13 September 2021, 12:04 AM

Thunderbolts and lightningLightning strikes in the Southern Lakes area. IMAGE: www.lightningstrikes.com

Last night’s thunderstorm was a “pretty significant” event, with lightning strikes right across Wānaka, MetService has told the Wānaka App.


Meteorologist Andrew James said there were more than 50,000 strikes across the country and out to sea during the hours-long event on Sunday evening (September 12).



“Most of the strikes don’t touch the ground, most are cloud to cloud,” Andrew said. “If something on the ground does get struck by lightning it is a pretty significant event.”
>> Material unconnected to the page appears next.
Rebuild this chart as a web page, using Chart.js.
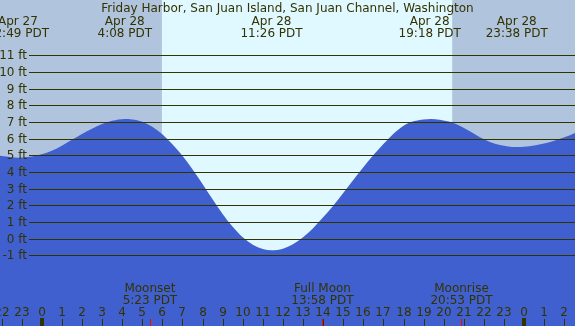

Fire and Emergency NZ (FENZ) told the Wānaka App there were two callouts last night: one at 5pm in the Forest Heights area, when someone reported a cell tower struck by lightning, and one at 7.34pm, when someone reported that a street light on Infinity Drive had been struck by lightning.


Lightning caught at Lake Hāwea last night. PHOTO: Kurt Holsted


However on both occasions when the Wānaka fire brigade arrived and checked everything out, “we couldn’t find anything”, a FENZ spokesperson said.


“It’s been pretty quiet, we got off quite lightly,” he said. 


Check out the lightning data here from MetService.


Andrew said the distance of the event is not necessarily correlated with the loudness of the thunder.


Light travels faster than sound and sound travels at about 300m a second, so a rough gauge of distance is to count from the lightning flash to the thunder: each second equates to a kilometre, Andrew said.


This video of the storm was captured by Kurt Holsted in Lake Hāwea.



The storm was “a significant thunderstorm event”, Andrew said, which affected much of the country. 


“We’ve got a cold air mass moving up the south, with relatively warm air in the north, and those two air masses don’t mix very well.”


Good upward motion is needed to create a thunderstorm, he said. As the warm air goes over the top of the cold air, the differently charged particles drive the formation of thunderstorms.


Most of the damage caused by yesterday’s weather was from high winds in Otago, Andrew said.


“Spring is the busiest time of the year for weather,” Andrew said, adding it is “hard to get a gauge on the frequency of such events”.